§ YOUR GOAL: Show each line that has the string "chart" in it.
[Start of SOURCE MATERIAL]
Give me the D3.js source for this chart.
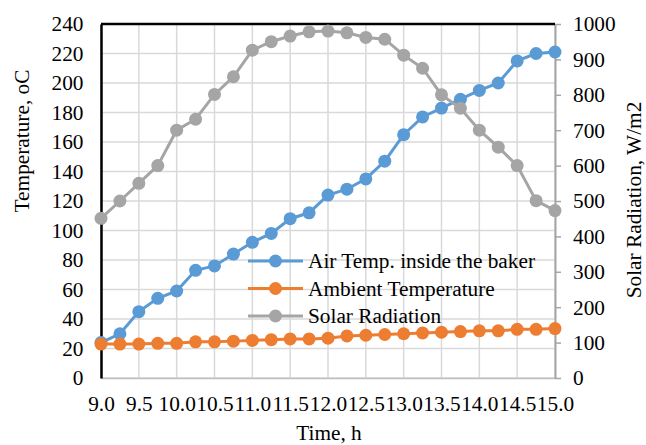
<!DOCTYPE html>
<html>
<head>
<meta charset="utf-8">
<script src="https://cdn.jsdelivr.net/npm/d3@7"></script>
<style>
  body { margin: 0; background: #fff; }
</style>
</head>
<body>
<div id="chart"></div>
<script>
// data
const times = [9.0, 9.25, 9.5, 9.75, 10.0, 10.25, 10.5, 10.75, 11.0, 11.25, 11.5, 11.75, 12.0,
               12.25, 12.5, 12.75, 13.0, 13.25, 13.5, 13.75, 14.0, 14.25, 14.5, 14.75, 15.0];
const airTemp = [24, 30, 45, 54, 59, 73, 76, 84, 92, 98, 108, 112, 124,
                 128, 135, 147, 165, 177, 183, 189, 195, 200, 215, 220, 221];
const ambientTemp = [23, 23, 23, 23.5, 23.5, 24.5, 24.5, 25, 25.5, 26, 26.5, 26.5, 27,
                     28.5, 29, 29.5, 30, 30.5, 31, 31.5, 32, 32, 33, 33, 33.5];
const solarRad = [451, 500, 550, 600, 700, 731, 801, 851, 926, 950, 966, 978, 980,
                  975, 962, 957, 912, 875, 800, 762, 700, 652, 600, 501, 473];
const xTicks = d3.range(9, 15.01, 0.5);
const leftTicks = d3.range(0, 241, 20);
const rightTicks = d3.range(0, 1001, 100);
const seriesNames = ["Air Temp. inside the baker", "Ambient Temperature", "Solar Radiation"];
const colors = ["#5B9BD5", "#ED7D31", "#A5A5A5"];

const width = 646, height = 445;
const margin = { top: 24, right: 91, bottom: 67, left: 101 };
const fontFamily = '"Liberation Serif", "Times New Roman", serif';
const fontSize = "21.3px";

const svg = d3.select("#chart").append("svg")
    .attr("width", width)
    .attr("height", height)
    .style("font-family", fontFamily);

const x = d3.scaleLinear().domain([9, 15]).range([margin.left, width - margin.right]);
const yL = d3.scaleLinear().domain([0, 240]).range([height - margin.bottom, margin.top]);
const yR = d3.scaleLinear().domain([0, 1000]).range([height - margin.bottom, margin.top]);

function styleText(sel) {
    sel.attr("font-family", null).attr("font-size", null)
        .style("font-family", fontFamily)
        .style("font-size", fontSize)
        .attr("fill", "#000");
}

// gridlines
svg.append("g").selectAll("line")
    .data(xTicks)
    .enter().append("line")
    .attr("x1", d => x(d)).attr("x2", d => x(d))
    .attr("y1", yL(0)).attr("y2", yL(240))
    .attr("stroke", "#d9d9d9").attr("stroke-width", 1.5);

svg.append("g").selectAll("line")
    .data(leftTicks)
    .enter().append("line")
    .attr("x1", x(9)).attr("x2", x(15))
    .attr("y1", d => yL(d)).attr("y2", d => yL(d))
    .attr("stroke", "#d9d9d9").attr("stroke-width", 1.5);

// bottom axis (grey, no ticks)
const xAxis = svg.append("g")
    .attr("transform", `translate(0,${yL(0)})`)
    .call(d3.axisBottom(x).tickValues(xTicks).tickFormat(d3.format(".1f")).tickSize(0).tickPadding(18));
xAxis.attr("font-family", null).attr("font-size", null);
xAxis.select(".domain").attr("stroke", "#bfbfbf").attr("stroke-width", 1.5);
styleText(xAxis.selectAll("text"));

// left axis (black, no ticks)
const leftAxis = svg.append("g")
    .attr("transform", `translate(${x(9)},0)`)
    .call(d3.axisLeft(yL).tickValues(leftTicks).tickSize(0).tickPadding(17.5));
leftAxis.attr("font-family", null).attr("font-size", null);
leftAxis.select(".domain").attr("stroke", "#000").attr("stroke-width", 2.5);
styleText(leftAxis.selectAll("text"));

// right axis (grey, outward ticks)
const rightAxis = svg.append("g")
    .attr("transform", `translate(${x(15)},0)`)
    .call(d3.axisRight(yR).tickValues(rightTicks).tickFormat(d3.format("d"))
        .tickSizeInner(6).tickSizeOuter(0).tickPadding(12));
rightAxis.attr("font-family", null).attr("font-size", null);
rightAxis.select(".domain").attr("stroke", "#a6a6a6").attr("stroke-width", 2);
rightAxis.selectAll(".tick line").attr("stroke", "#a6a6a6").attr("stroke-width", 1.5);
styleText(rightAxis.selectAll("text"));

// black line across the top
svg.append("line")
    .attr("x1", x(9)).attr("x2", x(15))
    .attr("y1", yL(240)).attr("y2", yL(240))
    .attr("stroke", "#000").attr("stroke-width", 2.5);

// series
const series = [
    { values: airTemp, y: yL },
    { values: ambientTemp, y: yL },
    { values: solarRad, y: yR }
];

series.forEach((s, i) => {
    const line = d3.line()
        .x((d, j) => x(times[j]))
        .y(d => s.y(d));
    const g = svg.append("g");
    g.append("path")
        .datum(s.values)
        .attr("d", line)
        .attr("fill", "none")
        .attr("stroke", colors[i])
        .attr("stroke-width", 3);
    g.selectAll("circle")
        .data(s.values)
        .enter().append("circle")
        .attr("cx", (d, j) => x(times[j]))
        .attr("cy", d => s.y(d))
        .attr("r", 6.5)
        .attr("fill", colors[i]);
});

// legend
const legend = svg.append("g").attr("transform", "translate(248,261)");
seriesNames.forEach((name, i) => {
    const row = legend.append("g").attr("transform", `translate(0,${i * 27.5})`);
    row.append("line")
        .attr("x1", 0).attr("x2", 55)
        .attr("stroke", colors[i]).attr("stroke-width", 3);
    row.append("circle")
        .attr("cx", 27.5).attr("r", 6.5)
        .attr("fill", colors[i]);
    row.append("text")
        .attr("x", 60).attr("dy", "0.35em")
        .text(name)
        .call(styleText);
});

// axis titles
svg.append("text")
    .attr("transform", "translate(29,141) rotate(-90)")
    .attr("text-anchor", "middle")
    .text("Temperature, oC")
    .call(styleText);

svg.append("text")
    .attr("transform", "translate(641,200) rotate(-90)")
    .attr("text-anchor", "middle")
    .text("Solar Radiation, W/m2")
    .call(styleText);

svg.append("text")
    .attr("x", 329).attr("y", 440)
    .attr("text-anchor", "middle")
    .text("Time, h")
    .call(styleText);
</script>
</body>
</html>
[End of SOURCE MATERIAL]
§ ANSWER BELOW:
Give me the D3.js source for this chart.
<div id="chart"></div>
const svg = d3.select("#chart").append("svg")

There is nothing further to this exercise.